At the cafeteria the curly-haired gluten-free woman who’d yelled at me invited me to join her table. “I’m sorry I was so tough on you with the tofu,” she said. “It’s just that when food runs out, people get defensive.”

I’m sorry I dropped a piece of toast on your foot,” I replied. “I don’t mean to quake as badly as I do, but I can’t help it.” When I started trembling at all this emotion, Mary—for that’s her name—put her hand on mine.

“This is one place in the world,” she said, “with room for everyone.”

We exchanged phone numbers, and promised to remain friends with both small and capital F’s.

July 8. Closing worship was full of messages about peace and reconciliation, which made me think about how much I appreciated all the mistakes I’d been forgiven for this week.
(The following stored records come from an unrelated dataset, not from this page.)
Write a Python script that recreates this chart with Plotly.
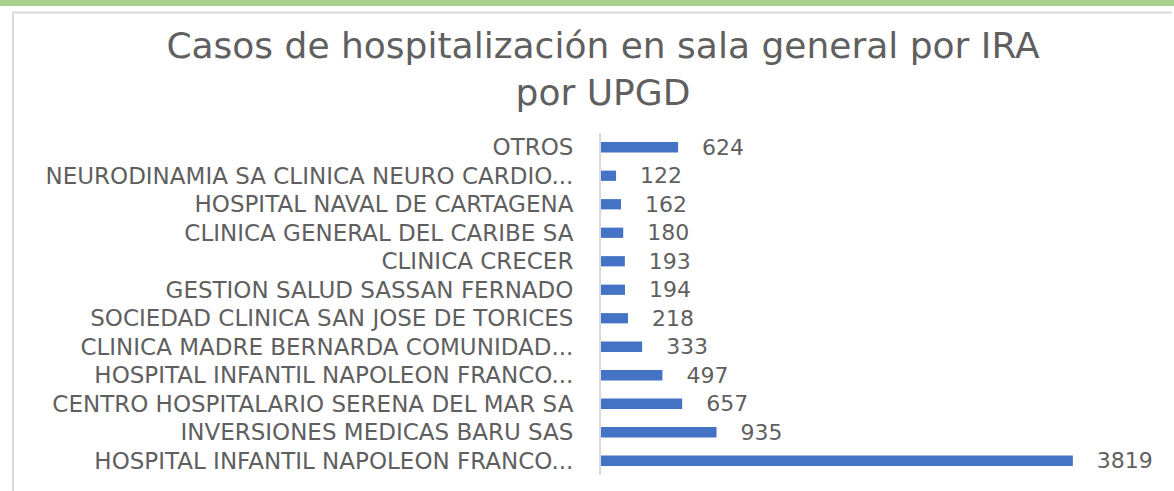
import plotly.graph_objects as go

# Data (bottom to top)
labels = [
    "HOSPITAL INFANTIL NAPOLEON FRANCO...",
    "INVERSIONES MEDICAS BARU SAS",
    "CENTRO HOSPITALARIO SERENA DEL MAR SA",
    "HOSPITAL INFANTIL NAPOLEON FRANCO...",
    "CLINICA MADRE BERNARDA COMUNIDAD...",
    "SOCIEDAD CLINICA SAN JOSE DE TORICES",
    "GESTION SALUD SASSAN FERNADO",
    "CLINICA CRECER",
    "CLINICA GENERAL DEL CARIBE SA",
    "HOSPITAL NAVAL DE CARTAGENA",
    "NEURODINAMIA SA CLINICA NEURO CARDIO...",
    "OTROS",
]
values = [3819, 935, 657, 497, 333, 218, 194, 193, 180, 162, 122, 624]
positions = list(range(len(labels)))

W, H = 1174, 491
L, R, T, B = 601, 1174 - 1157, 133, 491 - 475
pw, ph = W - L - R, H - T - B

def px(x):
    return (x - L) / pw

def py(y):
    return (H - B - y) / ph

FONT = "DejaVu Sans"

fig = go.Figure(go.Bar(
    x=values, y=positions, orientation="h",
    marker=dict(color="#4472c4", line=dict(width=0)),
    text=["\u00a0\u00a0\u00a0" + str(v) for v in values],
    textposition="outside", cliponaxis=False, constraintext="none",
    textfont=dict(family=FONT, size=22, color="#5f5f5f"),
    width=0.36,
))

fig.update_layout(
    width=W, height=H,
    margin=dict(l=L, r=R, t=T, b=B),
    paper_bgcolor="white", plot_bgcolor="white",
    showlegend=False,
    title=dict(
        text="Casos de hospitalización en sala general por IRA<br>por UPGD",
        x=603 / W, xanchor="center", xref="container",
        y=1 - 58 / H, yanchor="top", yref="container",
        font=dict(family=FONT, size=36, color="#5f5f5f"),
    ),
    xaxis=dict(range=[0, 4500], showgrid=False, zeroline=False,
               showticklabels=False, showline=False, fixedrange=True),
    yaxis=dict(range=[-0.5, 11.5], tickmode="array", tickvals=positions,
               ticktext=labels, showgrid=False, zeroline=False,
               showline=True, linecolor="#d9d9d9", linewidth=2,
               ticks="", ticklabelstandoff=21, fixedrange=True,
               tickfont=dict(family=FONT, size=23, color="#5f5f5f")),
    shapes=[
        dict(type="rect", xref="paper", yref="paper",
             x0=px(0), x1=px(W), y0=py(6), y1=py(0),
             fillcolor="#a9d18e", line=dict(width=0), layer="below"),
        dict(type="line", xref="paper", yref="paper",
             x0=px(13), x1=px(1172), y0=py(12.5), y1=py(12.5),
             line=dict(color="#d9d9d9", width=2)),
        dict(type="line", xref="paper", yref="paper",
             x0=px(13), x1=px(13), y0=py(12.5), y1=py(H),
             line=dict(color="#d9d9d9", width=2)),
    ],
)

fig.write_html("out.html", config={"displayModeBar": False},
               post_script="document.body.style.margin='0';")
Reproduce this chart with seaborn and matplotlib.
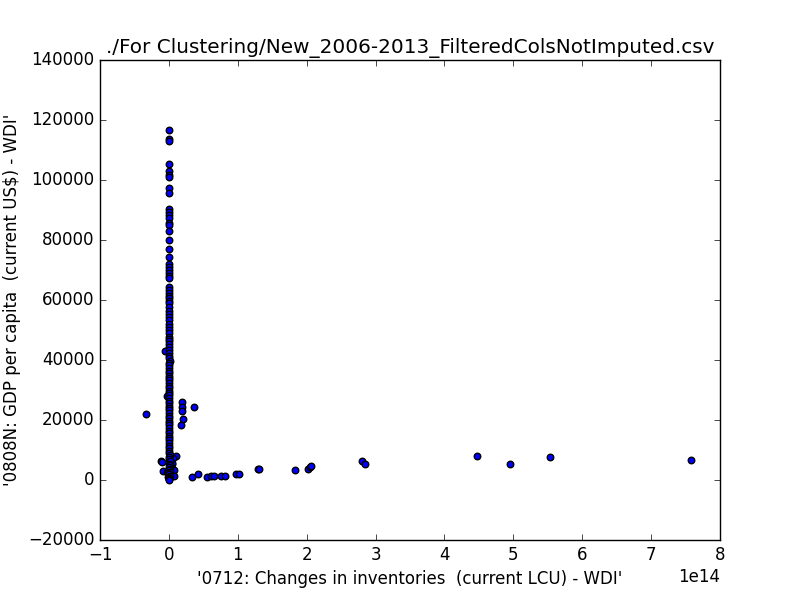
import matplotlib
matplotlib.use("Agg")
import matplotlib.pyplot as plt
import pandas as pd
import seaborn as sns

TITLE = "./For Clustering/New_2006-2013_FilteredColsNotImputed.csv"
XLABEL = "'0712: Changes in inventories  (current LCU) - WDI'"
YLABEL = "'0808N: GDP per capita  (current US$) - WDI'"

# Points away from the main column (x in units of 1e14)
outlier_x = [-0.334, -0.05, 0.19, 0.19, 0.19, 0.36, 0.21, 0.18, -0.03, -0.12, -0.10, 0.10, -0.09,
             0.06, 0.05, 0.08, -0.03, 0.07, 0.04,
             0.34, 0.42, 0.55, 0.61, 0.65, 0.76, 0.81, 0.98, 1.02, 1.29, 1.31, 1.83, 2.02, 2.05,
             2.06, 2.81, 2.84, 4.47, 4.95, 5.53, 7.58]
outlier_y = [22000, 43000, 26000, 24300, 23000, 24300, 20300, 18300, 28000, 6200, 6000, 8000, 3000,
             7200, 5200, 3300, 2700, 1500, 5800,
             1000, 2000, 1000, 1300, 1500, 1300, 1500, 2000, 2000, 3600, 3700, 3300, 3700, 4500,
             4800, 6200, 5300, 8000, 5300, 7600, 6600]

# Main column close to x = 0
column_y = [116700, 113700, 113000, 105300, 103000, 101800, 101000, 97300, 95800, 90300, 89300,
            88300, 87300, 85600, 85000, 83000, 80000, 77000, 74300, 72000, 71000, 70000, 69000,
            68000, 67500, 64300, 63300, 62300, 61500, 60700, 59800, 59000, 57700, 56300, 55400,
            54500, 53200, 52000, 51000, 50000, 48900, 47800, 47000, 46300, 45300, 44300, 43200,
            42300, 41500, 40700, 39800, 39000, 38200, 37300, 36500, 35600, 34800, 34000, 33200,
            32300, 31500, 30600, 29800, 29000, 28200, 27300, 26500, 25700, 24800, 24000, 23200,
            22300, 21500, 20700, 19800, 19000, 18200, 17300, 16500, 15700, 14800, 14000, 13200,
            12300, 11500, 10700, 9800, 9000, 8300, 7600, 6900, 6200, 5500, 4900, 4300, 3800,
            3300, 2800, 2300, 1900, 1500, 1100, 800, 500, 300, 150]
column_x = [0.0, 0.0, 0.0, 0.0, 0.0, 0.0, 0.0, 0.0, 0.0, 0.0, 0.0,
            0.0, 0.0, 0.0, 0.0, 0.0, 0.0, 0.0, 0.0, 0.0, 0.0, 0.0, 0.0,
            -0.005, 0.0, 0.0, 0.0, 0.0, 0.0, 0.005, 0.0, 0.0, 0.0, 0.005, 0.0,
            0.0, 0.0, 0.0, 0.005, 0.0, 0.0, 0.0, 0.005, 0.0, 0.0, 0.0, 0.005,
            0.0, 0.0, 0.005, 0.01, 0.0, 0.0, 0.005, 0.0, 0.0, 0.005, 0.0, 0.0,
            0.0, 0.005, 0.0, 0.0, 0.005, 0.0, 0.0, 0.005, 0.0, 0.0, 0.005, 0.0,
            0.0, 0.005, 0.0, 0.0, 0.005, 0.0, 0.0, 0.005, 0.0, 0.0, 0.005, 0.0,
            0.0, 0.005, 0.0, 0.0, 0.005, 0.01, 0.0, 0.005, 0.01, 0.0, 0.01, 0.005, 0.015,
            0.0, 0.01, -0.01, 0.005, 0.01, -0.01, 0.0, 0.005, 0.0, 0.0]

SCALE = 1e14
df = pd.DataFrame({
    "x": [v * SCALE for v in outlier_x + column_x],
    "y": outlier_y + column_y,
})

plt.style.use("classic")
plt.rcParams["font.family"] = "DejaVu Sans"
fig, ax = plt.subplots(figsize=(8, 6), dpi=100)
fig.patch.set_facecolor("white")
sns.scatterplot(data=df, x="x", y="y", ax=ax, color="b", edgecolor="k", linewidth=1, s=22, legend=False)
ax.set_xlim(-1e14, 8e14)
ax.set_ylim(-20000, 140000)
ax.set_title(TITLE, fontsize=14.45)
ax.set_xlabel(XLABEL)
ax.set_ylabel(YLABEL)
fig.savefig("out.png", dpi=100, facecolor="white")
What will I tell Jane and the rest of my meeting when I get back home? In the airport, I reflected there were plenty things participants like me had to forgive this Gathering’s organizers for: everything from shortages of lunch boxes, all of the way to a shower policy that was completely insensitive to transgender campers.

Still, something brings people back here, year after year, and will probably bring me back sometime, too.

Perhaps it’s what Mary said, about FGC being one place where you can hug a tree or have an exotic allergy. A place where people can quake as they like.

Perhaps it has to do with the weight of the topics Gathering addresses, from food justice to Burundi. Or with sheer community.

Or is it that Gathering is a bit like Jesus himself, who attracted eccentrics and social outcasts? Today, if Jesus wondered the Midwest prairies, would he dine with a fragrant-allergic gluten-intolerant Jewish Buddhist? Dear diary, if he stopped to talk to a quaking FGC-er like me, would he say something kind, like Mary? Would he hug a tree with me, like that like bespectacled grandmother?